What Kind of Rider am I?


Strengths, Weaknesses, Limiters, how the heck do I know what kind of rider I am?

As we all experienced from Sundays session, particularly the 8 minute hill-flat-hill interval there are things we are better at and shall we say, weaker at. What does the mean?

In all likelihood you probably discovered either a Weakness or a Limiter, more on that in a minute.

The bigger question is “what kind of rider am I?” Joe Friel says you need about 3 years of consistent, structured training to know what kind of rider you are. (in case you haven’t heard of him see below, he’s a pretty good authority [1]). It takes about 3 years in a thought out, structured training program for your natural talent (read genetic potential) to express itself. Why might this be so?

Let’s say you played a sport like hockey in your youth. That is an explosive sport that trains in an ability to basically sprint and recovery, over and over again. If that is your sports background you might appear to be a pretty good sprinter, today. If you played soccer you would have developed more of an endurance base. Soccer is a sport that is basically one long Fartlek workout [2]. Given a background like that you might find that you feel better on longer, sustained moderate efforts. Your abilities today are a result of your current level and skill sets that you have picked up, likely without a plan or a purpose. You just have them.

Now what happens if the natural sprinter, meaning someone whose muscle & nervous system composition lends itself to sprinting, has never trained for sprinting? Let’s say all their life they have done long, slow distance work. What would happen if they suddenly did a sprint test? They might score mid range somewhere, purely on latent natural ability. But if that natural potential had never been trained it wouldn’t express itself (unless they were truly a phenom such as Mark Cavendish).

The point of this is that most of us have not been training long enough and/or in a well rounded program and therefore our true abilities having come to the fore yet. If you are just new to cycling (or any endurance sport for that matter), what you are good at right at the start, may not be what you will really become good at.

You may also have preconceived notions of what you think you will be good at. When I started, simply based on my size I figured I was going to be a demon climber. It turns out I’m OK in the hills, it’s not a weakness, but it’s not a strength either. You too might be quite surprised at what you will be good at, given time.
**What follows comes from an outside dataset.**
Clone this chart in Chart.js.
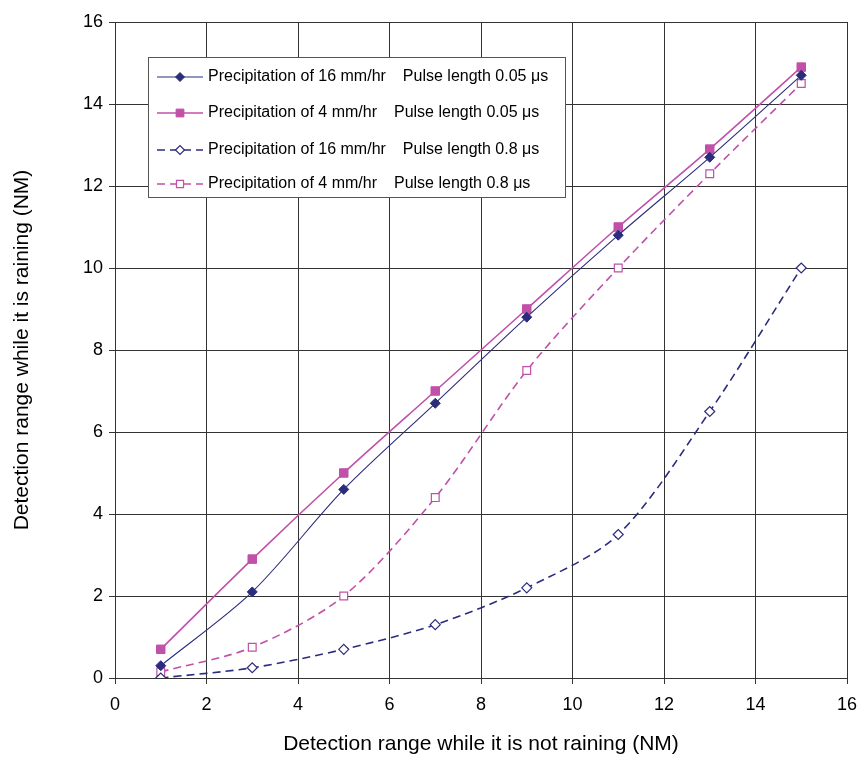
<!DOCTYPE html>
<html>
<head>
<meta charset="utf-8">
<style>
  html, body { margin: 0; padding: 0; background: #fff; }
  #wrap { width: 860px; height: 761px; position: relative; }
</style>
<script src="https://cdn.jsdelivr.net/npm/chart.js@4/dist/chart.umd.min.js"></script>
</head>
<body>
<div id="wrap"><canvas id="chart" width="860" height="761"></canvas></div>
<script>
// detection range while not raining (NM)
const rangeDry = [1, 3, 5, 7, 9, 11, 13, 15];

// detection range while raining (NM)
const rain16Short = [0.3, 2.1, 4.6, 6.7, 8.8, 10.8, 12.7, 14.7];
const rain4Short = [0.7, 2.9, 5.0, 7.0, 9.0, 11.0, 12.9, 14.9];
const rain16Long = [0.0, 0.25, 0.7, 1.3, 2.2, 3.5, 6.5, 10.0];
const rain4Long = [0.15, 0.75, 2.0, 4.4, 7.5, 10.0, 12.3, 14.5];

const seriesNames = [
  ["Precipitation of 16 mm/hr", "Pulse length 0.05 \u03bcs"],
  ["Precipitation of 4 mm/hr", "Pulse length 0.05 \u03bcs"],
  ["Precipitation of 16 mm/hr", "Pulse length 0.8 \u03bcs"],
  ["Precipitation of 4 mm/hr", "Pulse length 0.8 \u03bcs"]
];

const navy = "#2b2c7c";
const pink = "#c050a8";
const FONT = "'Liberation Sans', Arial, sans-serif";

const toPoints = (ys) => rangeDry.map((x, i) => ({ x: x, y: ys[i] }));

const datasets = [
  {
    label: seriesNames[0].join("    "),
    data: toPoints(rain16Short),
    borderColor: navy, backgroundColor: navy, borderWidth: 1.1,
    pointStyle: "rectRot", pointRadius: 5, pointBorderWidth: 1
  },
  {
    label: seriesNames[1].join("    "),
    data: toPoints(rain4Short),
    borderColor: pink, backgroundColor: pink, borderWidth: 1.6,
    pointStyle: "rect", pointRadius: 6, pointBorderWidth: 1
  },
  {
    label: seriesNames[2].join("    "),
    data: toPoints(rain16Long),
    borderColor: navy, backgroundColor: "#fff", borderWidth: 1.6, borderDash: [8, 5],
    pointStyle: "rectRot", pointRadius: 5, pointBorderWidth: 1.2
  },
  {
    label: seriesNames[3].join("    "),
    data: toPoints(rain4Long),
    borderColor: pink, backgroundColor: "#fff", borderWidth: 1.6, borderDash: [8, 5],
    pointStyle: "rect", pointRadius: 5.5, pointBorderWidth: 1.2
  }
];

// legend box drawn inside the plot area
const boxLegend = {
  id: "boxLegend",
  afterDraw(chart) {
    const ctx = chart.ctx;
    const x0 = 148, y0 = 57, w = 417, h = 140;
    ctx.save();
    ctx.fillStyle = "#fff";
    ctx.fillRect(x0, y0, w, h);
    ctx.strokeStyle = "#555";
    ctx.lineWidth = 1;
    ctx.strokeRect(x0 + 0.5, y0 + 0.5, w, h);
    const rows = [77, 113, 150, 184];
    ctx.font = "16px " + FONT;
    ctx.textBaseline = "middle";
    chart.data.datasets.forEach((ds, i) => {
      const y = rows[i];
      ctx.strokeStyle = ds.borderColor;
      ctx.lineWidth = ds.borderWidth;
      ctx.setLineDash(ds.borderDash || []);
      ctx.beginPath();
      ctx.moveTo(157, y);
      ctx.lineTo(203, y);
      ctx.stroke();
      ctx.setLineDash([]);
      ctx.fillStyle = ds.backgroundColor;
      ctx.strokeStyle = ds.borderColor;
      ctx.lineWidth = ds.pointBorderWidth;
      Chart.helpers.drawPoint(ctx, {
        pointStyle: ds.pointStyle, radius: ds.pointRadius - 0.5, rotation: 0,
        borderWidth: ds.pointBorderWidth
      }, 180, y);
      ctx.fillStyle = "#000";
      const [a, b] = seriesNames[i];
      ctx.fillText(a, 208, y);
      ctx.fillText(b, 208 + ctx.measureText(a).width + 17, y);
    });
    ctx.restore();
  }
};

new Chart(document.getElementById("chart"), {
  type: "line",
  data: { datasets: datasets },
  plugins: [boxLegend],
  options: {
    responsive: false,
    animation: false,
    layout: { padding: { top: 22, right: 13, left: 6, bottom: 0 } },
    elements: { line: { tension: 0.3, fill: false } },
    plugins: { legend: { display: false }, tooltip: { enabled: false } },
    scales: {
      x: {
        type: "linear", min: 0, max: 16,
        ticks: { stepSize: 2, color: "#000", font: { family: FONT, size: 18 }, padding: 10 },
        grid: { color: "#333", lineWidth: 1, tickLength: 6 },
        border: { color: "#333" },
        title: { display: true, text: "Detection range while it is not raining (NM)", color: "#000", font: { family: FONT, size: 21 }, padding: { top: 2 } },
        afterFit(s) { s.height = 83; s.paddingRight = 0; s.paddingLeft = 0; }
      },
      y: {
        min: 0, max: 16,
        ticks: { stepSize: 2, color: "#000", font: { family: FONT, size: 18 }, padding: 6 },
        grid: { color: "#333", lineWidth: 1, tickLength: 6 },
        border: { color: "#333" },
        title: { display: true, text: "Detection range while it is raining (NM)", color: "#000", font: { family: FONT, size: 21 } },
        afterFit(s) { s.width = 109; s.paddingTop = 0; s.paddingBottom = 0; }
      }
    }
  }
});
</script>
</body>
</html>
So how does this relate to our session on Sunday?

Well the element of the interval that caused you to struggle could be either a weakness or a limiter.

The difference between the two is a subtle distinction, but an important one.

A weakness means that something simply isn’t a Strength. If something is a Strength it is a skill you can use to affect the outcome of a ride or a race. Think Chris Fromme whenever he hit the gas on a climb in the Tour this year. When he decided to go no one could hang with him that is the ultimate statement of a Strength.

A Weakness therefore, is something that is not a strength. And without careful planning, tactics or team support could be exploited by your competitors to put you in trouble.

A limiter on the other hand is the complete opposite of a Strength. It is your Kryptonite. And if you do decide to start racing your competitors will have your Limiter figured out in about 2 races. A Limiter is something you can’t hide from, planning and tactics are of no use. For example many of the top pro sprinters find tough hills are their limiter. Peter Sagan is the exception, while hills aren’t truly a strength (in the grand scheme of things) his climbing relative to the other sprinters is most certainly a strength. On Stage 7 in the tour this year his team realized there were enough hills to get ride of the rest of the pure climbers. They hit the gas, Sagan was able to stay with them and from about 150km out they had already eliminated all his main sprint rivals and he won the stage. Their Limiter eliminated them from the race a vast difference than a Weakness.

In a perfect world we should strive to eliminate Limiters and at least get them to be Weaknesses, something we can recover from.

What you learned on Sunday is where your relative strength is NOW. Within the context of a hard 8 minute interval, either the high RPM hill climb portion, or the flat low RPM session felt better. What that tells you, unless you have been training for a long time already, is where you stand TODAY.

It DOES NOT in any way define you as a rider, read that again. It DOES NOT in any way define you as a rider. It simply gives you a gauge on what you need to work on.

If this is your first year of steady training, what is a weakness today, in another couple of years may in fact be your strength, you just haven’t nurtured it enough yet.

Practice what you aren’t good at. Move Limiters into the category or Weaknesses and watch Weaknesses become Strength. And check back in a few years and we can figure out what kind of rider you really are.


[1] [1](Joe Friel is an endurance sports coach best known as an elite triathlon and cycling coach as well as the author of The Triathlete's Training Bible,[1] The Cyclist's Training Bible, The Mountain Biker's Training Bible, Going Long: Training for Ironman-Distance Triathlons, and Your First Triathlon. from Wikipedia)


[2] Again from Wikipedia Fartlek, which means "speed play" in Swedish, is a training method that blends continuous training with interval training.[1] The variable intensity and continuous nature of the exercise places stress on both the aerobic and anaerobic systems.